August 29th, 2018
Dear Daddy –
Your youngest grandson turned 19 this week and spent his first birthday without us. Of course, he was with us the Sunday before; but for his actual birthday he had classes and rehearsal and wasn’t available to even talk to us until after 10 in the evening. It felt odd, just as it feels odd to be living in a house without either of my sons, and to be finishing your house without you here.
The pink bathroom’s plumbing is in. I have to finish its tile. We now have four working bathrooms, though, 50 years and 10 months after we moved into this house.
Today I’m finishing the chicken run. Ethan and Tim helped me stand up the walls last week, and Renee primed the frame on Friday. Susan and I painted a lot of it on Saturday. It’s olive green and red-orange, like the coop. The hog wire (2×4 inch mesh) is up on the sides. I have one last run of wire to do over the top of the coop itself, and then I have to cover the small slots on either side of the door and put hardware cloth over the top door opening.

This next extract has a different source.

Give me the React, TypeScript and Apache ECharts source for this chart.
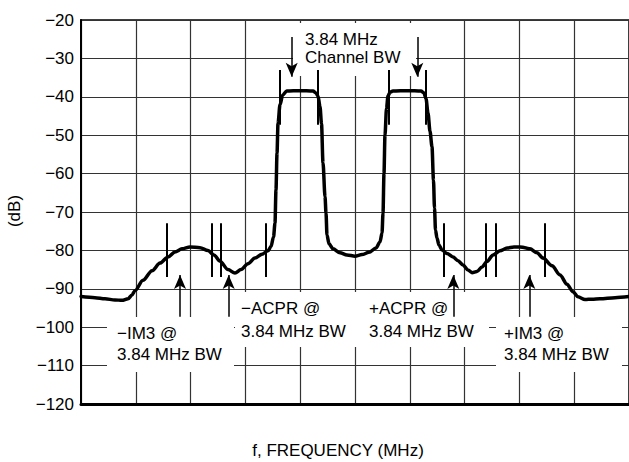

After that, I’m going to roof it with 1″ chicken wire, reinforced with… something. I’ll figure it out. And I’m going to then line the inside of the run with more chicken wire. Apparently, hawks have been known to reach through a fence and grab a chicken by the head if it’s too close to the mesh. So chicken wire should help prevent that. Finally, I’ll run a predator apron around the outside of the coop.
Eggs are still coming slowly, due to molting, I hope. The last egg that I know of came Sunday. If Jess has found eggs in the meantime, she hasn’t told me. Renee has ordered some Omega-3 enhanced food for egg-layers, and some ground oyster shell for calcium, to hopefully improve their yield and egg quality—although the eggs we’ve gotten have been pretty good.
Renee and I met with a financial planner last Thursday and are meeting with him again tomorrow. He shook his head over our plans for the house—where Mother deeds it to us, and we pay part of the value to her. He asked why we were doing things in such a complicated manner. Why couldn’t she just sell something? The trouble is, as I explained to him, that the only thing she has to sell which is valuable enough to pay all her potential costs for care is this house. So we’ll see what he says when we meet with him.
I have to admit I was pretty low after that first meeting. The narrative of my life seemed to have suddenly become, “Of course you won’t get that house. You were never going to.” And I didn’t understand how. I knew there were circumstances in which I could lose the house, but I didn’t think they were a certainty.
Renee and I have discussed possibilities—renting our house so we don’t have to sell it, renting an apartment here at Simpson Road, which could be lucrative if all goes well. We’re also still looking at horse boarding and other uses of rural land. I had thought perhaps we could host a farmer’s market, but I see there’s now one in the Maple Lawn community just around the corner, so that’s out.
Life has become very complex. Add to all of this that I’m thinking hard about whether to retire from the Fire Department next April, and, well, that will bring life changes. If I leave the County and get an outside job, it will also bring me a good deal more money, because I’ll have my salary and a retirement check every month.
Work has been overwhelming. I took today off, but I’ve had four meetings to attend by phone, and several phone calls in between, because we’ve had an emergency project dumped in our laps. And the plumber’s office just called to say we need to do the County inspection, which I’ve requested for Friday.
I know I’m getting a lot done, and I know there’s a lot to look forward to. I just don’t feel it right now. I mostly just see all the obstacles I have to navigate around.
Well, I have to get ready for a 2:30 meeting. And I need to figure out how to support that chicken wire ceiling.